Source | FastCompany : By CALE GUTHRIE WEISSMAN
The idea was born in a hotel room.
In 2005, Hanna Wallach, a machine-learning researcher, found herself bunking with colleagues to attend the Neural Information Systems Processing (NIPS) conference. Wallach had been working in the field since 2001 and had attended numerous conferences, but this was the first time she had roomed with other women who specialized in machine learning, a branch of artificial intelligence that researches how computer programs can learn and grow. As a discipline, it is overwhelmingly male: Wallach estimates that only 13.5% of the entire machine learning field is female.
At the conference, Wallach and her roommates, Jennifer Wortman Vaughan, Lisa Wainer, and Angela Yu, began discussing their experiences and commiserating about the lack of female allies. “We couldn’t believe that there were four of us [at the conference],” Wallach says.

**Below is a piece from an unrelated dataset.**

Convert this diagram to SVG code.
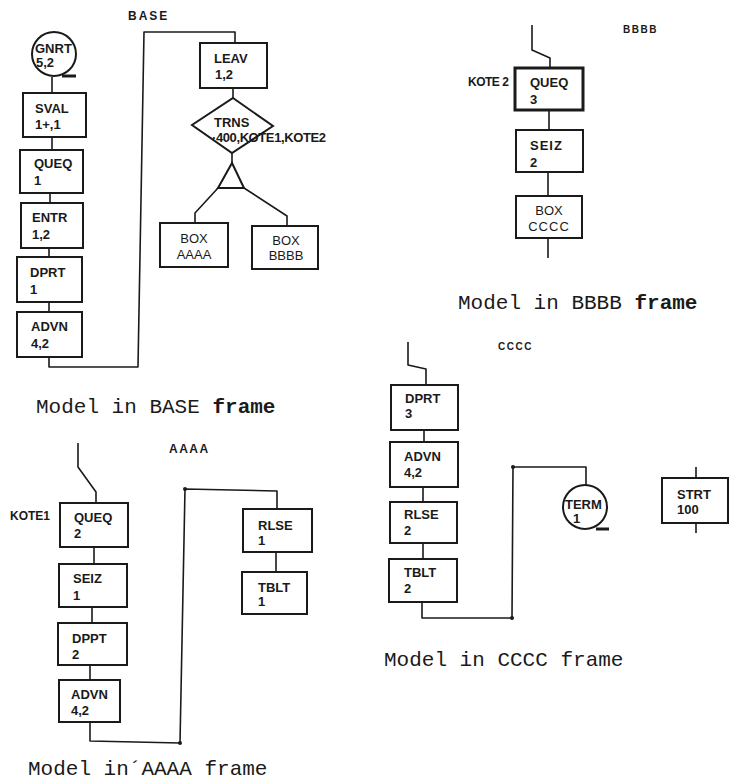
<svg xmlns="http://www.w3.org/2000/svg" width="730" height="783" viewBox="0 0 730 783">
<style>
.bx{fill:#fff;stroke:#1a1a1a;stroke-width:2}
.bt{stroke-width:3}
.ln{fill:none;stroke:#1a1a1a;stroke-width:1.6;stroke-linejoin:round}
.t{font-family:"Liberation Sans",Arial,sans-serif;font-size:13px;font-weight:bold;fill:#1a1a1a}
.tc{text-anchor:middle;font-weight:normal}
.lb{font-family:"Liberation Sans",Arial,sans-serif;font-weight:bold;fill:#1a1a1a}
.cap{font-family:"Liberation Mono","Courier New",monospace;font-size:21px;fill:#1a1a1a}
.dot{fill:#1a1a1a}
</style>
<rect width="730" height="783" fill="#fff"/>

<g id="connectors">
  <!-- BASE frame -->
  <path class="ln" d="M52 77 V93"/>
  <path class="ln" d="M52 137 V150"/>
  <path class="ln" d="M50 193 V203"/>
  <path class="ln" d="M49 248 V257"/>
  <path class="ln" d="M49 302 V312"/>
  <path class="ln" d="M49 357 V367 H138 L144 32 H235 V43"/>
  <path class="ln" d="M233 88 V98"/>
  <path class="ln" d="M232 153 V163"/>
  <path class="ln" d="M218 188 L195 213 V223"/>
  <path class="ln" d="M244 188 L287 216 V226"/>
  <!-- BBBB frame -->
  <path class="ln" d="M532 25 V50 L550 58 V68"/>
  <path class="ln" d="M549 110 V130"/>
  <path class="ln" d="M548 172 V196"/>
  <path class="ln" d="M548 238 V258"/>
  <!-- CCCC frame -->
  <path class="ln" d="M408 342 V365 L426 369 V385"/>
  <path class="ln" d="M424 430 V442"/>
  <path class="ln" d="M423 487 V502"/>
  <path class="ln" d="M423 543 V559"/>
  <path class="ln" d="M422 602 V618 H512 L513 467 H586 V485"/>
  <path class="ln" d="M696 467 V478"/>
  <path class="ln" d="M696 523 V533"/>
  <circle class="dot" cx="512" cy="618" r="2"/>
  <circle class="dot" cx="513" cy="467" r="2"/>
  <!-- AAAA frame -->
  <path class="ln" d="M78 443 V467 L96 492 V503"/>
  <path class="ln" d="M94 547 V564"/>
  <path class="ln" d="M92 607 V623"/>
  <path class="ln" d="M90 665 V680"/>
  <path class="ln" d="M90 722 V741 L180 743 L185 489 L277 491 V509"/>
  <path class="ln" d="M276 552 V572"/>
  <circle class="dot" cx="180" cy="743" r="2"/>
  <circle class="dot" cx="185" cy="489" r="2"/>
</g>

<!-- ===== BASE frame ===== -->
<text class="lb" x="128" y="20" font-size="12" letter-spacing="2">BASE</text>
<g id="gnrt">
  <circle cx="54" cy="54" r="22" fill="#fff" stroke="#1a1a1a" stroke-width="2"/>
  <path d="M62 76 H76" stroke="#1a1a1a" stroke-width="3"/>
  <text class="t" x="35" y="53" font-size="12">GNRT</text>
  <text class="t" x="36" y="67" font-size="12">5,2</text>
</g>
<g id="sval">
  <rect class="bx" x="23" y="93" width="63" height="44"/>
  <text class="t" x="35" y="113">SVAL</text>
  <text class="t" x="35" y="129">1+,1</text>
</g>
<g id="queq1">
  <rect class="bx" x="20" y="150" width="63" height="43"/>
  <text class="t" x="34" y="168">QUEQ</text>
  <text class="t" x="34" y="185">1</text>
</g>
<g id="entr">
  <rect class="bx" x="21" y="203" width="62" height="45"/>
  <text class="t" x="32" y="222">ENTR</text>
  <text class="t" x="32" y="239">1,2</text>
</g>
<g id="dprt1">
  <rect class="bx" x="17" y="257" width="65" height="45"/>
  <text class="t" x="30" y="277">DPRT</text>
  <text class="t" x="30" y="294">1</text>
</g>
<g id="advn1">
  <rect class="bx" x="17" y="312" width="65" height="45"/>
  <text class="t" x="31" y="331">ADVN</text>
  <text class="t" x="31" y="348">4,2</text>
</g>
<g id="leav">
  <rect class="bx" x="200" y="43" width="67" height="45"/>
  <text class="t" x="214" y="63">LEAV</text>
  <text class="t" x="215" y="79">1,2</text>
</g>
<g id="trns">
  <path d="M233 98 L273 126 L232 153 L192 125 Z" fill="#fff" stroke="#1a1a1a" stroke-width="2"/>
  <text class="t" x="214" y="127" font-size="12">TRNS</text>
  <text class="t" x="212" y="142" font-size="12" letter-spacing="-0.4">·400,KOTE1,KOTE2</text>
</g>
<g id="split">
  <path d="M232 163 L244 188 L218 188 Z" fill="#fff" stroke="#1a1a1a" stroke-width="2"/>
</g>
<g id="boxaaaa">
  <rect class="bx" x="160" y="223" width="68" height="44"/>
  <text class="t tc" x="194" y="243">BOX</text>
  <text class="t tc" x="194" y="259">AAAA</text>
</g>
<g id="boxbbbb">
  <rect class="bx" x="252" y="226" width="66" height="43"/>
  <text class="t tc" x="286" y="245">BOX</text>
  <text class="t tc" x="286" y="260">BBBB</text>
</g>
<text class="cap" x="36" y="413">Model in BASE <tspan font-weight="bold">frame</tspan></text>

<!-- ===== BBBB frame ===== -->
<text class="lb" x="623" y="33" font-size="10" letter-spacing="1.5">BBBB</text>
<text class="lb" x="468" y="86" font-size="12" letter-spacing="-0.5">KOTE 2</text>
<g id="queq3">
  <rect class="bx bt" x="515" y="68" width="68" height="42"/>
  <text class="t" x="530" y="87">QUEQ</text>
  <text class="t" x="530" y="104">3</text>
</g>
<g id="seiz2">
  <rect class="bx" x="516" y="130" width="67" height="42"/>
  <text class="t" x="530" y="150" letter-spacing="1">SEIZ</text>
  <text class="t" x="530" y="167">2</text>
</g>
<g id="boxcccc">
  <rect class="bx" x="516" y="196" width="66" height="42"/>
  <text class="t tc" x="549" y="215">BOX</text>
  <text class="t tc" x="549" y="231" letter-spacing="1">CCCC</text>
</g>
<text class="cap" x="458" y="309">Model in BBBB <tspan font-weight="bold">frame</tspan></text>

<!-- ===== CCCC frame ===== -->
<text class="lb" x="498" y="350" font-size="10" font-weight="normal" letter-spacing="1.5">CCCC</text>
<g id="dprt3">
  <rect class="bx" x="391" y="385" width="67" height="45"/>
  <text class="t" x="405" y="403">DPRT</text>
  <text class="t" x="405" y="418">3</text>
</g>
<g id="advn3">
  <rect class="bx" x="390" y="442" width="68" height="45"/>
  <text class="t" x="404" y="461">ADVN</text>
  <text class="t" x="404" y="477">4,2</text>
</g>
<g id="rlse2">
  <rect class="bx" x="390" y="502" width="67" height="41"/>
  <text class="t" x="404" y="519">RLSE</text>
  <text class="t" x="404" y="535">2</text>
</g>
<g id="tblt2">
  <rect class="bx" x="389" y="559" width="68" height="43"/>
  <text class="t" x="404" y="577">TBLT</text>
  <text class="t" x="404" y="593">2</text>
</g>
<g id="term">
  <circle cx="585" cy="507" r="22" fill="#fff" stroke="#1a1a1a" stroke-width="2"/>
  <path d="M596 529 H609" stroke="#1a1a1a" stroke-width="3"/>
  <text class="t" x="565" y="509" font-size="11" font-weight="normal">TERM</text>
  <text class="t" x="573" y="523" font-size="11">1</text>
</g>
<g id="strt">
  <rect class="bx" x="662" y="478" width="66" height="45"/>
  <text class="t" x="677" y="499">STRT</text>
  <text class="t" x="677" y="514">100</text>
</g>
<text class="cap" x="384" y="666">Model in CCCC frame</text>

<!-- ===== AAAA frame ===== -->
<text class="lb" x="169" y="453" font-size="12" letter-spacing="1.5">AAAA</text>
<text class="lb" x="10" y="520" font-size="12">KOTE1</text>
<g id="queq2">
  <rect class="bx" x="60" y="503" width="68" height="44"/>
  <text class="t" x="74" y="522">QUEQ</text>
  <text class="t" x="74" y="538">2</text>
</g>
<g id="seiz1">
  <rect class="bx" x="59" y="564" width="68" height="43"/>
  <text class="t" x="73" y="583">SEIZ</text>
  <text class="t" x="73" y="600">1</text>
</g>
<g id="dppt">
  <rect class="bx" x="58" y="623" width="69" height="42"/>
  <text class="t" x="72" y="643">DPPT</text>
  <text class="t" x="72" y="659">2</text>
</g>
<g id="advn2">
  <rect class="bx" x="59" y="680" width="61" height="42"/>
  <text class="t" x="71" y="699">ADVN</text>
  <text class="t" x="71" y="715">4,2</text>
</g>
<g id="rlse1">
  <rect class="bx" x="243" y="509" width="69" height="43"/>
  <text class="t" x="258" y="530">RLSE</text>
  <text class="t" x="258" y="545">1</text>
</g>
<g id="tblt1">
  <rect class="bx" x="242" y="572" width="65" height="42"/>
  <text class="t" x="258" y="592">TBLT</text>
  <text class="t" x="258" y="606">1</text>
</g>
<text class="cap" x="28" y="775">Model in´AAAA frame</text>
</svg>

She, Vaughan, and Wainer made a list of 10 others in the field and fantasized about a meetup.
The next year, in October 2006, Wallach, Vaughn, and Wainer organized the first Women in Machine Learning Conference. Attendance reached almost 100. “It was incredible to see so many machine-learning women all there in the same space,” Wallach says. “None of us had experienced something like that before.” (Yu attended the conference but did not cofound it.)
Over the past decade, the program has grown substantially, with attendance ballooning to more than 300. (Men are welcome at WiML, though they cannot present.) This year, the organizers had to close registration because they’d reached capacity for the venue. What began as a pie-in-the-sky dream at the NIPS conference has become an important, respected organization and support system for women in AI.